There’s no Great Wall or Pyramids in South Korea, nor a legacy of Geishas or world-famous food. And yet thing young and thriving country, that rose from the ashes of occupation and war with the North, has developed a strong appeal for tourists, in the most unusual ways.

Jeju Island: The natural amusement park

We took a two and a half hour ferry from Fukuoka, Japan to South Korea in the southern city of Busan, just to take a quick flight away from the volcanic Island of Jeju.

Instead of a tropical island with palm trees and coconuts we found a medium size city, fully developed and not especially appealing, with overpriced restaurants by the port, through the local specialty “Black Pig” street (nothing to eat for Tal), and ending in a copy-pasted shopping street with all the leading brands.

But this was only our base to a three-day adventure in the Island.

Lava Tubes

On our first day, we got to the biggest lava tubes on earth (as they claim), where we walked underground through a tunnel that fits a train, left behind by the lava flowing into the ocean.
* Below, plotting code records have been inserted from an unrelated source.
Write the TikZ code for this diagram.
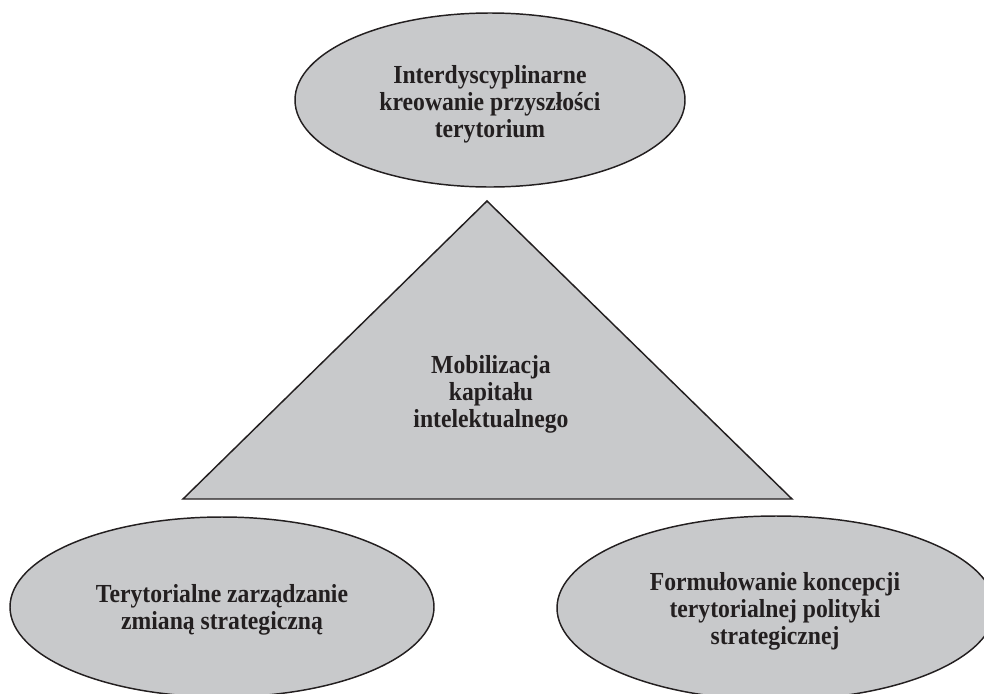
\documentclass[tikz,border=0pt]{standalone}
\usepackage{fontspec}
\setmainfont{Liberation Serif}
\newfontfamily\narrowserif[FakeStretch=0.91]{Liberation Serif}
\usetikzlibrary{shapes.geometric}
\definecolor{shapefill}{HTML}{C8C9CB}
\definecolor{inkc}{HTML}{231F20}
\tikzset{
  blob/.style={ellipse, draw=inkc, fill=shapefill, line width=1.1pt, inner sep=0pt},
  lbl/.style={align=center, text=inkc, inner sep=0pt, font=\narrowserif\fontsize{19.5}{20.25}\selectfont\bfseries},
  tri/.style={draw=inkc, fill=shapefill, line width=1.1pt, line join=miter}
}
\begin{document}
\begin{tikzpicture}[x=0.75pt, y=-0.75pt]
\useasboundingbox (0,0) rectangle (984,693);
\clip (0,0) rectangle (984,693);
% top ellipse
\node[blob, minimum width=292.5pt, minimum height=130.5pt] (topE) at (490,100) {};
\node[lbl] (topT) at (490,104.5) {Interdyscyplinarne\\kreowanie przyszłości\\terytorium};
% triangle
\coordinate (apex) at (487,201);
\coordinate (bl) at (183,499);
\coordinate (br) at (792,499);
\draw[tri] (apex) -- (br) -- (bl) -- cycle;
\node[lbl] (triT) at (491,394) {Mobilizacja\\kapitału\\intelektualnego};
% bottom-left ellipse
\node[blob, minimum width=318pt, minimum height=135pt] (leftE) at (222,607) {};
\node[lbl] (leftT) at (222,610) {Terytorialne zarządzanie\\zmianą strategiczną};
% bottom-right ellipse
\node[blob, minimum width=328.5pt, minimum height=138pt] (rightE) at (776,608) {};
\node[lbl] (rightT) at (775,611) {Formułowanie koncepcji\\terytorialnej polityki\\strategicznej};
\end{tikzpicture}
\end{document}
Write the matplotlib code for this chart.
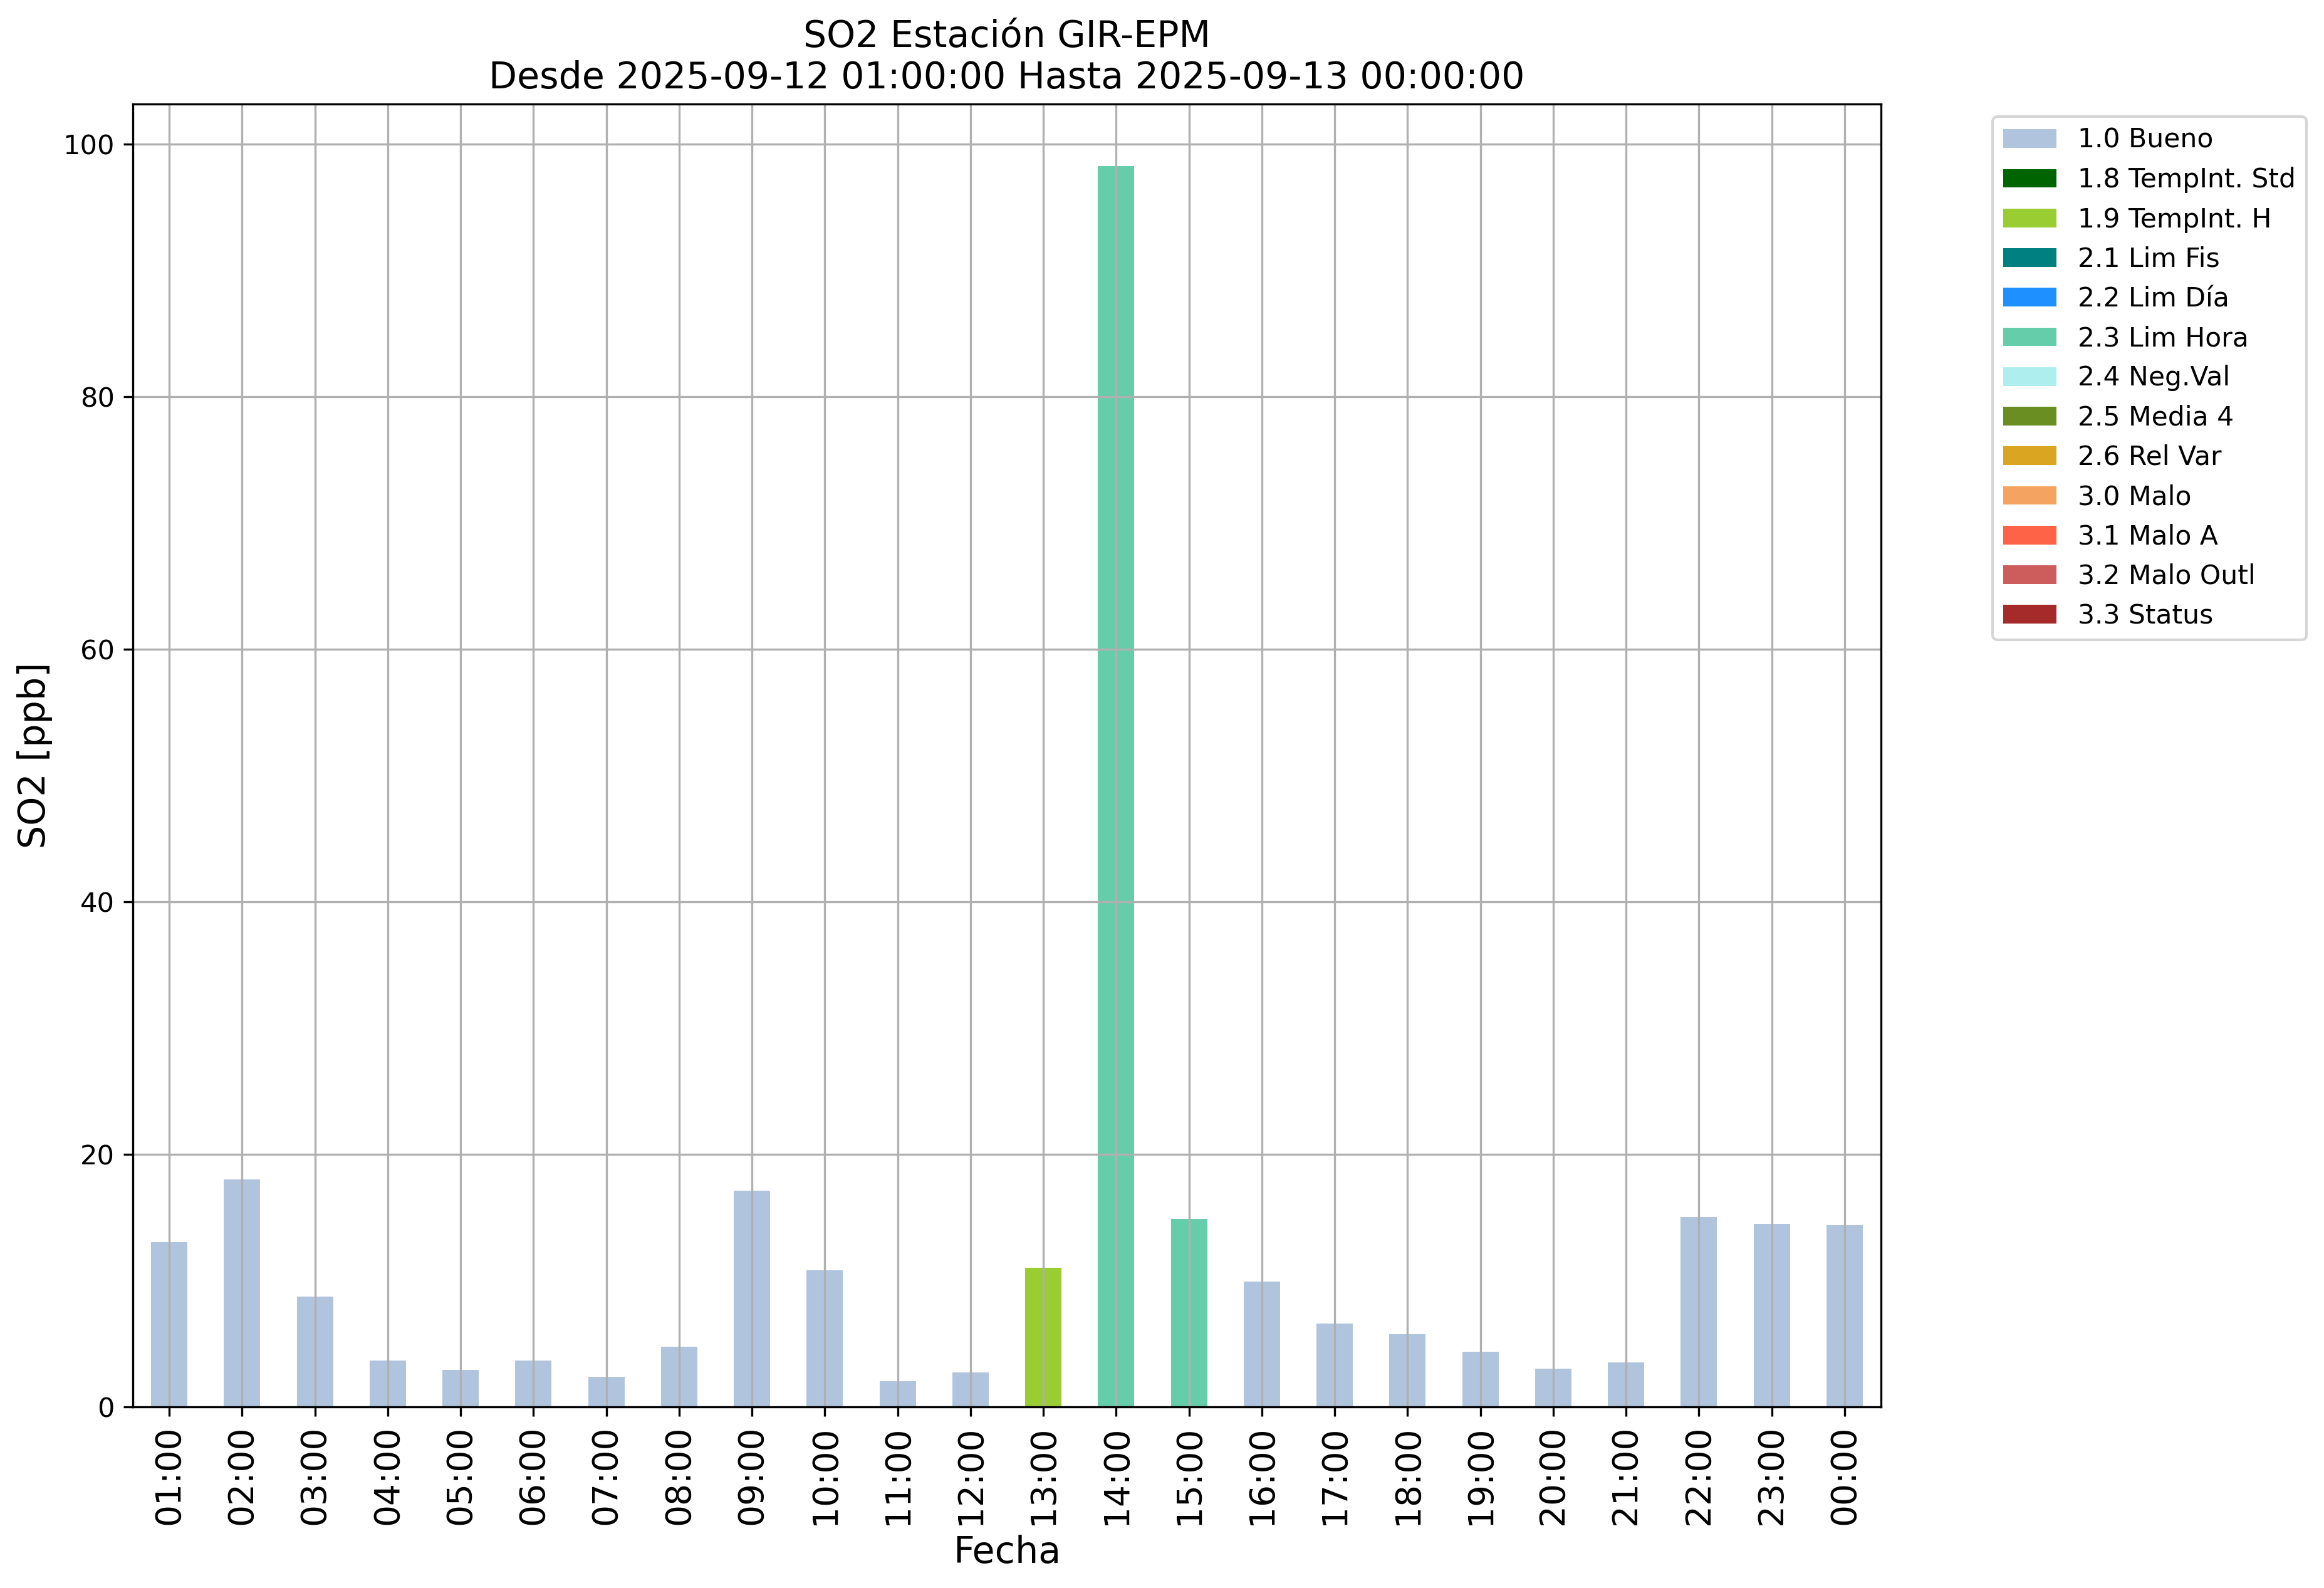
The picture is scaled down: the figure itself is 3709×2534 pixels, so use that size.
import matplotlib
matplotlib.use('Agg')
import matplotlib.pyplot as plt
import pandas as pd

horas = ['01:00', '02:00', '03:00', '04:00', '05:00', '06:00', '07:00', '08:00',
         '09:00', '10:00', '11:00', '12:00', '13:00', '14:00', '15:00', '16:00',
         '17:00', '18:00', '19:00', '20:00', '21:00', '22:00', '23:00', '00:00']
so2 = [13.05, 18.03, 8.72, 3.65, 2.95, 3.65, 2.40, 4.74, 17.13, 10.81, 2.01, 2.75,
       11.01, 98.26, 14.89, 9.92, 6.58, 5.74, 4.39, 3.05, 3.50, 15.04, 14.49, 14.39]
banderas = ['1.0 Bueno'] * 12 + ['1.9 TempInt. H', '2.3 Lim Hora', '2.3 Lim Hora'] + ['1.0 Bueno'] * 9

categorias = ['1.0 Bueno', '1.8 TempInt. Std', '1.9 TempInt. H', '2.1 Lim Fis', '2.2 Lim Día',
              '2.3 Lim Hora', '2.4 Neg.Val', '2.5 Media 4', '2.6 Rel Var', '3.0 Malo',
              '3.1 Malo A', '3.2 Malo Outl', '3.3 Status']
colores = ['lightsteelblue', 'darkgreen', 'yellowgreen', 'teal', 'dodgerblue',
           'mediumaquamarine', 'paleturquoise', 'olivedrab', 'goldenrod', 'sandybrown',
           'tomato', 'indianred', 'brown']

# una columna por bandera, cero donde no aplica
df = pd.DataFrame(0.0, index=horas, columns=categorias)
for h, v, b in zip(horas, so2, banderas):
    df.loc[h, b] = v

fig = plt.figure(figsize=(3709 / 300, 2534 / 300), dpi=300)
ax = fig.add_axes([212 / 3709, 1 - 2245 / 2534, 2790 / 3709, 2079 / 2534])

df.plot(kind='bar', stacked=True, color=colores, ax=ax, width=0.5, grid=True, legend=False)

ax.tick_params(axis='x', labelsize=13.2)
ax.tick_params(axis='y', labelsize=10.4)
ax.set_title('SO2 Estación GIR-EPM\nDesde 2025-09-12 01:00:00 Hasta 2025-09-13 00:00:00', fontsize=14.05)
ax.set_xlabel('Fecha', fontsize=14.1)
ax.set_ylabel('SO2 [ppb]', fontsize=14.1)

ax.legend(loc='upper left', bbox_to_anchor=(3180 / 3709, 1 - 186 / 2534),
          bbox_transform=fig.transFigure, borderaxespad=0, fontsize=10.2)

fig.savefig('out.png', dpi=300)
The open-to-the-public part of it is about one kilometer, but it goes on for more than 13. Great lighting and panels explain the amazing phenomenon that millions of years ago created these tunnels.

Manjanggul Lava Tubes – 15 km long.

Halla-san: The highest volcano in South Korea

Funny enough, the highest peak in South Korea is actually in an island 200km off the coast, in the center of the island, from the top you can enjoy 360 degrees view all around: ocean, boats, wind turbines and the city of Jeju-si. If that is not enough reason to get there, what is?

We took the free bus of UNESCO, commemorating the 10th anniversary of the addition of Jeju to the world heritage sites list in 2007. The bus took us to the base of the mountain where we started climbing the 1.200 meters to the top, constrained by tough checkpoints limiting ascension hours.

On the way up, as young tourists in sneakers and shorts tool over us, we understood we were over geared with our back filled with water, supplies, hot clothes and even a torchlight.

The climb was steep and the descent on a second path even more. But the view was amazing from the top and all the way up we were stunned by the red colors of the autumn leaves.

A week later, my leg muscles still ache.

Seongsan Ilchulbong and the Diving Women

This cone-shaped peninsula is the result of a recent (5000 year) underwater volcanic eruption. It’s an oddity and they recommend to see the sunrise from its top, given that you can wake up early, which is not our case. We enjoyed it in the afternoon.

Haenyeo is another strange South Korean attraction. These women dive to 20 meters deep to gather oysters, abalones and all kind of seafood from the bottom of the ocean. They are mothers and grandmothers that provide for their whole family and the most astonishing fact is that they do it without any diving equipment!!!

Seongsan Ilchulbong (Island Village Mountain 3 for the price of one) place of the Haenyeo Women.